Wäre Fritz nur wenig jünger und dafür viel früher mit seiner Musik ins Licht getreten, dann wäre das sicher so. Aber obwohl er schon echt lange in seinem Kämmerlein rumgebastelt hat und im Gegensatz zu mir ein wandelndes Lexikon in Sachen Musikgeschichte ist, bleiben die vier Jahre Altersunterschied zwischen uns. Als vor zwei Jahren sein erstes richtiges Album kam, war ich einfach nur stolz. Außerdem ist seine Musik ganz anders. Ich hätte nie gedacht, dass wir mal innerhalb eines Jahres zwei Alben rausbringen, die so unterschiedlich sind.

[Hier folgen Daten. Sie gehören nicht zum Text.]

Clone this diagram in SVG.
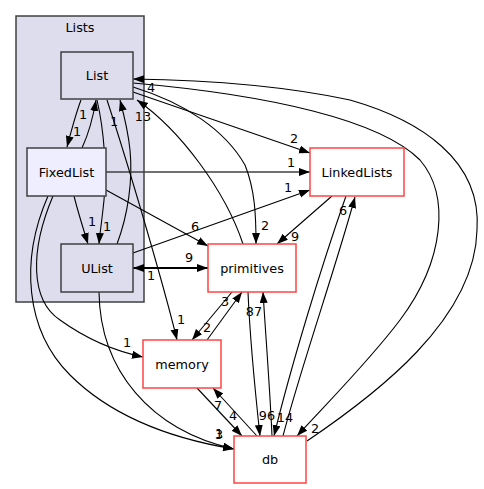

„Ich erzähle immer die gleiche Geschichte“

 

Kritiker finden den Sound Ihres Bruders sogar abwechslungsreicher.
Das soll auch so sein. Es wäre doch furchtbar, wenn alle Kritiker sagen würden: „Nee, also Paul ist heilig.“ Das zeigt nur, wie weit mein kleiner Bruder es schon geschafft hat.

Ist er Ihnen nicht auch zu Dank verpflichtet? Ohne den Nachnamen Kalkbrenner wäre er sicher nicht so schnell so weit nach oben gekommen.
Stimmt. Ich bin ihm aber auch zu Dank verpflichtet. Fritz hat mich auch beeinflusst, gerade als er selbst noch nichts veröffentlicht hatte.

Manche Kritiker werfen Ihnen vor, Ihr neues und sechstes Album „Guten Tag“ sei nicht innovativ.
Es war auch weder gewollt noch geplant, innovativ zu sein. Ich wollte einfach wieder ein Paul-Kalkbrenner-Album machen. Ich erzähle immer die gleiche Geschichte mit demselben Sound. Den Anspruch, innovativ sein, habe ich nicht. In der Popmusik muss man sich natürlich an neue Trends halten, sein Œuvre erweitern, aber ich selber – nein danke. Schuster, bleib bei deinen Leisten, sage ich nur.

Macht einen Künstler aber nicht auch seine Wandlungsfähigkeit, seine nie versiegende Inspiration aus?
Aber ich bin doch notgedrungen inspirationslos! Wenn ich Musik produziere, kapsele ich mich immer komplett ab. Die Musik, die ich währenddessen hören würde, würde sich wie eine Staubschicht auf die Songs legen, die ich in dem Moment produziere. Ich sehe meine Arbeit auch gar nicht als künstlerischen Prozess, sondern entwickle eher einen Handwerkerstolz, wenn ich einen Song fertig habe. Der entsteht, während ich vor dem Rechner sitze und arbeite: mit meinen Händen und den Werkzeugen.

Sehen Sie sich trotzdem als Künstler?
Ich kann verstehen, wenn ich als Künstler durchgehe. Aber das Handwerkliche ist nie weit weg von der Kunst. ,Arts and Crafts’ gehören enger zusammen, als die meisten Leute wahrhaben wollen.